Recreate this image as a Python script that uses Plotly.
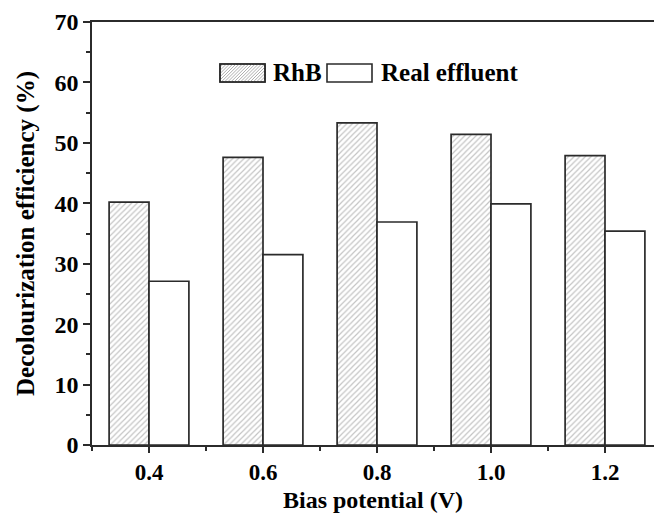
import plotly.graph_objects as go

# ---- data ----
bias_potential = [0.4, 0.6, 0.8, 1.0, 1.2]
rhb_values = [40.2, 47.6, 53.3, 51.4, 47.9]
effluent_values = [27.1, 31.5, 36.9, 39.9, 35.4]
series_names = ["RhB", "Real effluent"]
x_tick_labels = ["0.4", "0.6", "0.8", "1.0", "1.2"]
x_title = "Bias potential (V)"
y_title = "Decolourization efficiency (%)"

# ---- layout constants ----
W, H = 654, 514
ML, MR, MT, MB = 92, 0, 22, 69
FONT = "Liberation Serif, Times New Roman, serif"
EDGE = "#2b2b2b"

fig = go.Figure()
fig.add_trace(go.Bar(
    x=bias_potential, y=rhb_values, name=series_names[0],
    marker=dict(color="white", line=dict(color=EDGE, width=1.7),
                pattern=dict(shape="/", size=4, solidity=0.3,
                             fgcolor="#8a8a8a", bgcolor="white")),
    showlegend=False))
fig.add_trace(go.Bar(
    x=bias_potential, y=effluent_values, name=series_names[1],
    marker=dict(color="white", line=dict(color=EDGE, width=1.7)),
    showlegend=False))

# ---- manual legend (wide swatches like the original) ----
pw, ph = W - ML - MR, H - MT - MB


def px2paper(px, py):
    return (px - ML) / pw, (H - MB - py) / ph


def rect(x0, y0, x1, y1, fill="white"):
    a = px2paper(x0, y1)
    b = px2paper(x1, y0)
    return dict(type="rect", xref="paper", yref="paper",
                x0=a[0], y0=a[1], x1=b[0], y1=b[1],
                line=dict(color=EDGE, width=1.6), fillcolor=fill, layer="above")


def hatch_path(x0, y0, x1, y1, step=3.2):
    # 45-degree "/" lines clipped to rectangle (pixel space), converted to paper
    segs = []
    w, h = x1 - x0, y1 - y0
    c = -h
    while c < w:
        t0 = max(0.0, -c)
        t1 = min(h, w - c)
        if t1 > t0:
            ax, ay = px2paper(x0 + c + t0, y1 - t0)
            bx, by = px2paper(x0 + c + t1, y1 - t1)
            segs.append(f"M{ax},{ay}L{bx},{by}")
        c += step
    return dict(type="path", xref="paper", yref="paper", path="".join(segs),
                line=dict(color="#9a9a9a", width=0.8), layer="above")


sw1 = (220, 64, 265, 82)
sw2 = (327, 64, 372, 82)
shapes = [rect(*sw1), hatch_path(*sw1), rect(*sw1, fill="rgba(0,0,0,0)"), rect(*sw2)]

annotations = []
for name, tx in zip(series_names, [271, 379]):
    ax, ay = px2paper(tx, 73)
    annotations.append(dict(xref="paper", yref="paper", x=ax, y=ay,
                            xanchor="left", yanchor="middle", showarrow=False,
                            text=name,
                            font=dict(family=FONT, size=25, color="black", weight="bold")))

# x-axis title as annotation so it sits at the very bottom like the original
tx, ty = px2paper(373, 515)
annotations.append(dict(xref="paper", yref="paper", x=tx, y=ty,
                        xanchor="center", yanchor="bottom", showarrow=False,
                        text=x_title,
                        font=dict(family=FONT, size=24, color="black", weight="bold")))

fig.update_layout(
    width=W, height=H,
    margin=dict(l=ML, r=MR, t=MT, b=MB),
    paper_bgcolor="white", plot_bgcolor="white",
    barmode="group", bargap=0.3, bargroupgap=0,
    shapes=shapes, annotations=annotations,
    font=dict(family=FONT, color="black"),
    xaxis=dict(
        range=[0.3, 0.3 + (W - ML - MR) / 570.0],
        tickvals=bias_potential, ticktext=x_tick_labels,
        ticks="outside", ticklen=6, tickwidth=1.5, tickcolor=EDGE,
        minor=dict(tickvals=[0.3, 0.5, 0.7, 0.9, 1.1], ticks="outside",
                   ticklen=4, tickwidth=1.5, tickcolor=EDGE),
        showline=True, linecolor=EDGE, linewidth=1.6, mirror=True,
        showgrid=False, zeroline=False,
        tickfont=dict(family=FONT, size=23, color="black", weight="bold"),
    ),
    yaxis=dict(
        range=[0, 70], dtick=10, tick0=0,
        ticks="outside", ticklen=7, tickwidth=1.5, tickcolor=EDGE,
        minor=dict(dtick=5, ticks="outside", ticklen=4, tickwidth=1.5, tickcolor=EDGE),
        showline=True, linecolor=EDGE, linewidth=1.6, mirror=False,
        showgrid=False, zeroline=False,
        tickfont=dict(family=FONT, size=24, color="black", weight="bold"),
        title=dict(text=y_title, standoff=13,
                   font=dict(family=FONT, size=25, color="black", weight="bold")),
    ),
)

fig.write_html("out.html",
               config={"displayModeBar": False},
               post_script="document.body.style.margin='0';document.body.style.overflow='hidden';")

☆ ☆ ☆ ☆ ☆

▶ Exercise instructions:
Quote each line of the listing exactly, but leave the pictures out.

▶ Task solution:
Recreate this image as a Python script that uses Plotly.
import plotly.graph_objects as go

# ---- data ----
bias_potential = [0.4, 0.6, 0.8, 1.0, 1.2]
rhb_values = [40.2, 47.6, 53.3, 51.4, 47.9]
effluent_values = [27.1, 31.5, 36.9, 39.9, 35.4]
series_names = ["RhB", "Real effluent"]
x_tick_labels = ["0.4", "0.6", "0.8", "1.0", "1.2"]
x_title = "Bias potential (V)"
y_title = "Decolourization efficiency (%)"

# ---- layout constants ----
W, H = 654, 514
ML, MR, MT, MB = 92, 0, 22, 69
FONT = "Liberation Serif, Times New Roman, serif"
EDGE = "#2b2b2b"

fig = go.Figure()
fig.add_trace(go.Bar(
    x=bias_potential, y=rhb_values, name=series_names[0],
    marker=dict(color="white", line=dict(color=EDGE, width=1.7),
                pattern=dict(shape="/", size=4, solidity=0.3,
                             fgcolor="#8a8a8a", bgcolor="white")),
    showlegend=False))
fig.add_trace(go.Bar(
    x=bias_potential, y=effluent_values, name=series_names[1],
    marker=dict(color="white", line=dict(color=EDGE, width=1.7)),
    showlegend=False))

# ---- manual legend (wide swatches like the original) ----
pw, ph = W - ML - MR, H - MT - MB


def px2paper(px, py):
    return (px - ML) / pw, (H - MB - py) / ph


def rect(x0, y0, x1, y1, fill="white"):
    a = px2paper(x0, y1)
    b = px2paper(x1, y0)
    return dict(type="rect", xref="paper", yref="paper",
                x0=a[0], y0=a[1], x1=b[0], y1=b[1],
                line=dict(color=EDGE, width=1.6), fillcolor=fill, layer="above")


def hatch_path(x0, y0, x1, y1, step=3.2):
    # 45-degree "/" lines clipped to rectangle (pixel space), converted to paper
    segs = []
    w, h = x1 - x0, y1 - y0
    c = -h
    while c < w:
        t0 = max(0.0, -c)
        t1 = min(h, w - c)
        if t1 > t0:
            ax, ay = px2paper(x0 + c + t0, y1 - t0)
            bx, by = px2paper(x0 + c + t1, y1 - t1)
            segs.append(f"M{ax},{ay}L{bx},{by}")
        c += step
    return dict(type="path", xref="paper", yref="paper", path="".join(segs),
                line=dict(color="#9a9a9a", width=0.8), layer="above")


sw1 = (220, 64, 265, 82)
sw2 = (327, 64, 372, 82)
shapes = [rect(*sw1), hatch_path(*sw1), rect(*sw1, fill="rgba(0,0,0,0)"), rect(*sw2)]

annotations = []
for name, tx in zip(series_names, [271, 379]):
    ax, ay = px2paper(tx, 73)
    annotations.append(dict(xref="paper", yref="paper", x=ax, y=ay,
                            xanchor="left", yanchor="middle", showarrow=False,
                            text=name,
                            font=dict(family=FONT, size=25, color="black", weight="bold")))

# x-axis title as annotation so it sits at the very bottom like the original
tx, ty = px2paper(373, 515)
annotations.append(dict(xref="paper", yref="paper", x=tx, y=ty,
                        xanchor="center", yanchor="bottom", showarrow=False,
                        text=x_title,
                        font=dict(family=FONT, size=24, color="black", weight="bold")))

fig.update_layout(
    width=W, height=H,
    margin=dict(l=ML, r=MR, t=MT, b=MB),
    paper_bgcolor="white", plot_bgcolor="white",
    barmode="group", bargap=0.3, bargroupgap=0,
    shapes=shapes, annotations=annotations,
    font=dict(family=FONT, color="black"),
    xaxis=dict(
        range=[0.3, 0.3 + (W - ML - MR) / 570.0],
        tickvals=bias_potential, ticktext=x_tick_labels,
        ticks="outside", ticklen=6, tickwidth=1.5, tickcolor=EDGE,
        minor=dict(tickvals=[0.3, 0.5, 0.7, 0.9, 1.1], ticks="outside",
                   ticklen=4, tickwidth=1.5, tickcolor=EDGE),
        showline=True, linecolor=EDGE, linewidth=1.6, mirror=True,
        showgrid=False, zeroline=False,
        tickfont=dict(family=FONT, size=23, color="black", weight="bold"),
    ),
    yaxis=dict(
        range=[0, 70], dtick=10, tick0=0,
        ticks="outside", ticklen=7, tickwidth=1.5, tickcolor=EDGE,
        minor=dict(dtick=5, ticks="outside", ticklen=4, tickwidth=1.5, tickcolor=EDGE),
        showline=True, linecolor=EDGE, linewidth=1.6, mirror=False,
        showgrid=False, zeroline=False,
        tickfont=dict(family=FONT, size=24, color="black", weight="bold"),
        title=dict(text=y_title, standoff=13,
                   font=dict(family=FONT, size=25, color="black", weight="bold")),
    ),
)

fig.write_html("out.html",
               config={"displayModeBar": False},
               post_script="document.body.style.margin='0';document.body.style.overflow='hidden';")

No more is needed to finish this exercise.